The US economy is powering into a phase of robust growth and the recession fears have receded, a reading of the latest GDP and employment numbers have shown.
The world's largest economy expanded more than expected in the first quarter, even as inflation and jobless numbers also stayed positive. According to the US Bureau of Economic Analysis, the US economy grew 1.3 percent, while the market had expected a 1.1 percent expansion.
Long-Held Fears of US Recession
"With the second estimate, upward revisions to private inventory investment, state and local government spending, nonresidential fixed investment, consumer spending, and exports were partly offset by a downward revision to residential fixed investment. Imports were revised up," the bureau said in a quarterly report.
The latest data set shows that the long-held fears of a US recession were more or less misplaced. There has been a frenzy over impending recession in the US even as inflation breached limits last year and the Federal Reserve started tightening monetary policy.
"The argument that we're definitely going into a recession is dubious ... The question is, can inflation come down enough to hit the target, and that's the one that is not clear at this point," said Blackrock's CIO of fixed income Rick Rieder, according to Yahoo Finance.

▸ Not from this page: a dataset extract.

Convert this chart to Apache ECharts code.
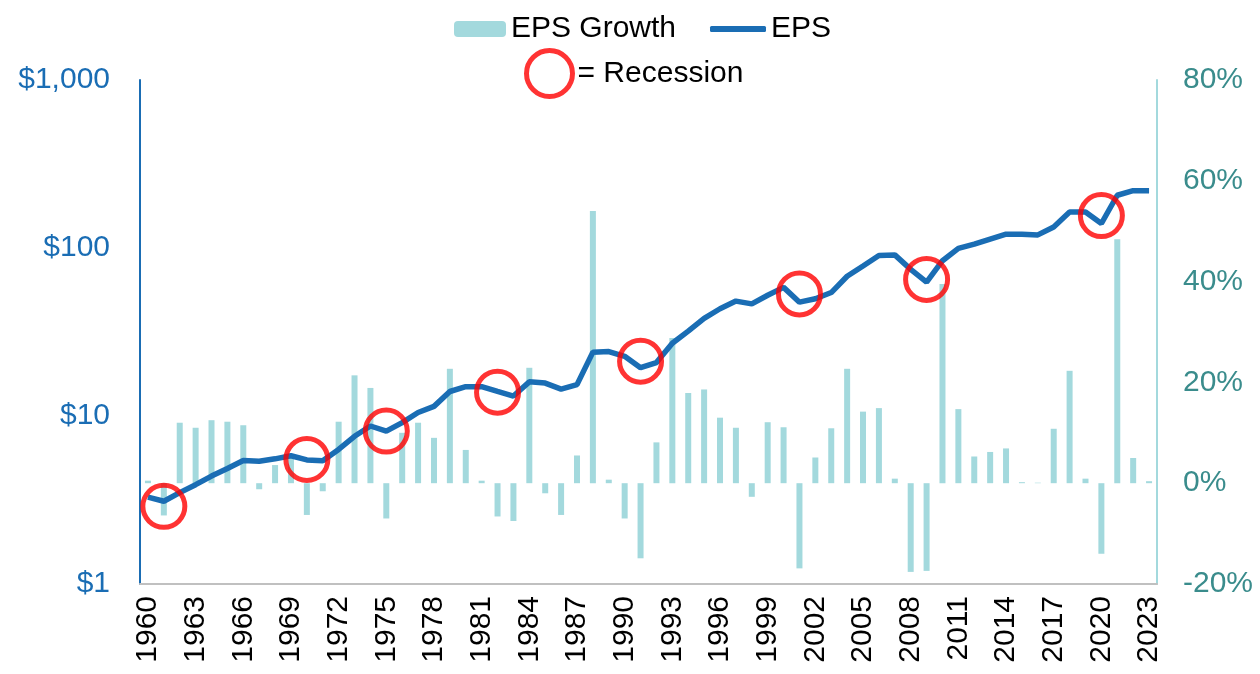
<!DOCTYPE html>
<html>
<head>
<meta charset="utf-8">
<title>EPS and EPS Growth</title>
<script src="https://cdn.jsdelivr.net/npm/echarts@6/dist/echarts.min.js"></script>
<style>
  html, body { margin: 0; padding: 0; background: #fff; }
  #main { width: 1260px; height: 674px; }
</style>
</head>
<body>
<div id="main"></div>
<script>
// years on the category axis
const years = [
  '1960','1961','1962','1963','1964','1965','1966','1967','1968','1969',
  '1970','1971','1972','1973','1974','1975','1976','1977','1978','1979',
  '1980','1981','1982','1983','1984','1985','1986','1987','1988','1989',
  '1990','1991','1992','1993','1994','1995','1996','1997','1998','1999',
  '2000','2001','2002','2003','2004','2005','2006','2007','2008','2009',
  '2010','2011','2012','2013','2014','2015','2016','2017','2018','2019',
  '2020','2021','2022','2023'
];

// EPS in dollars (left, log axis)
const eps = [
  3.29, 3.11, 3.50, 3.90, 4.39, 4.87, 5.43, 5.38, 5.56, 5.80,
  5.48, 5.41, 6.32, 7.57, 8.72, 8.12, 9.14, 10.49, 11.41, 13.99,
  14.95, 14.95, 14.0, 13.15, 15.97, 15.7, 14.46, 15.38, 23.99, 24.2,
  22.65, 19.38, 20.8, 27.1, 32.0, 38.1, 43.5, 48.3, 46.5, 52.3,
  58.3, 47.6, 49.9, 54.3, 67.9, 78.2, 90.2, 91.0, 74.6, 62.6,
  84.0, 99.5, 105.4, 113.0, 120.8, 120.8, 119.7, 133.4, 163.6, 163.6,
  139.9, 206.1, 219.3, 219.3
];

// EPS growth in percent (right axis)
const epsGrowth = [
  0.5, -6.4, 12.0, 11.0, 12.5, 12.2, 11.5, -1.2, 3.6, 5.3,
  -6.3, -1.6, 12.2, 21.4, 18.9, -7.0, 10.0, 12.0, 9.0, 22.7,
  6.6, 0.5, -6.6, -7.5, 22.9, -2.0, -6.3, 5.5, 54.0, 0.7,
  -7.0, -14.9, 8.1, 28.8, 17.9, 18.6, 13.0, 11.0, -2.7, 12.1,
  11.1, -16.9, 5.1, 10.9, 22.7, 14.2, 14.9, 0.9, -17.6, -17.4,
  39.5, 14.7, 5.3, 6.2, 6.9, 0.2, 0.1, 10.8, 22.3, 0.9,
  -14.0, 48.4, 5.0, 0.4
];

// recession markers (year, EPS level of circle centre)
const recessionYears = ['1961', '1970', '1975', '1982', '1991', '2001', '2009', '2020'];
const recessionLevels = [2.90, 5.51, 8.13, 13.86, 21.2, 53.3, 65.0, 156];

const leftTicks = [1, 10, 100, 1000];

const FONT = 'Liberation Sans, Arial, sans-serif';
const blue = '#1a6db4';
const teal = '#a3d9dd';
const tealText = '#3a8c8c';
const red = '#ff0000';

const chart = echarts.init(document.getElementById('main'));

const legendText = { fontSize: 30, color: '#000', fontFamily: FONT };

const option = {
  backgroundColor: '#fff',
  textStyle: { fontFamily: FONT },
  animation: false,
  legend: [{
    left: 449,
    top: 9,
    itemWidth: 52,
    itemHeight: 16,
    textStyle: legendText,
    data: ['EPS Growth']
  }, {
    left: 705,
    top: 9,
    itemWidth: 56,
    itemHeight: 6,
    itemGap: 0,
    textStyle: legendText,
    data: [{ name: 'EPS', icon: 'roundRect', itemStyle: { color: blue } }]
  }, {
    left: 519,
    top: 43,
    itemWidth: 46,
    itemHeight: 46,
    textStyle: legendText,
    data: [{
      name: '= Recession',
      icon: 'circle',
      itemStyle: { color: 'rgba(0,0,0,0)', borderColor: red, borderWidth: 5 }
    }]
  }],
  grid: { left: 140, right: 103, top: 80, bottom: 90 },
  xAxis: {
    type: 'category',
    data: years,
    boundaryGap: true,
    axisLine: { onZero: false, lineStyle: { color: '#c0c0c0', width: 2 } },
    axisTick: { show: false },
    axisLabel: {
      interval: 2,
      rotate: 90,
      margin: 12,
      fontSize: 30,
      color: '#000',
      fontFamily: FONT
    }
  },
  yAxis: [{
    type: 'log',
    logBase: 10,
    min: leftTicks[0],
    max: leftTicks[leftTicks.length - 1],
    position: 'left',
    axisLine: { show: true, lineStyle: { color: blue, width: 2 } },
    axisTick: { show: false },
    splitLine: { show: false },
    axisLabel: {
      margin: 30,
      fontSize: 30,
      color: blue,
      fontFamily: FONT,
      formatter: v => '$' + Number(v).toLocaleString('en-US')
    }
  }, {
    type: 'value',
    min: -20,
    max: 80,
    interval: 20,
    position: 'right',
    axisLine: { show: true, lineStyle: { color: teal, width: 2 } },
    axisTick: { show: false },
    splitLine: { show: false },
    axisLabel: {
      margin: 26,
      fontSize: 30,
      color: tealText,
      fontFamily: FONT,
      formatter: '{value}%'
    }
  }],
  series: [{
    name: 'EPS Growth',
    type: 'bar',
    yAxisIndex: 1,
    data: epsGrowth,
    barWidth: 6,
    itemStyle: { color: teal }
  }, {
    name: 'EPS',
    type: 'line',
    yAxisIndex: 0,
    data: eps,
    symbol: 'none',
    lineStyle: { color: blue, width: 5.5 },
    itemStyle: { color: blue },
    z: 3
  }, {
    name: '= Recession',
    type: 'scatter',
    yAxisIndex: 0,
    data: recessionYears.map((y, i) => [y, recessionLevels[i]]),
    symbol: 'circle',
    symbolSize: 42,
    itemStyle: { color: 'rgba(0,0,0,0)', borderColor: red, borderWidth: 5 },
    z: 4
  }]
};

chart.setOption(option);
</script>
</body>
</html>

In early May the US central bank raised benchmark interest rates by 25 basis points, marking the tenth consecutive time it raised rates since March 2022. However, the Fed chairman also suggested it would be premature to expect any rate cuts in the near future as inflation remained high. After the latest round of rate hike, the US rates went past 5 percent, the first time it has done so since 2007. The current rate hike regime is also the most aggressive since the 1980s.
This high-rates scenario was unfolding from mid-last year, prompting analysts and economic experts to argue that the economy was slipping into an inevitable recession as it was being choked off of funds.
According to the Yahoo Finance analysis, consumer spending power is not deteriorating at an aggressive pace in the US. "A combination of stronger growth and stronger inflation in Q1 make it even more likely that the Fed will see further rate hikes as needed to cool activity enough to bring inflation back to 2%," Citi economists said, according to the analysis.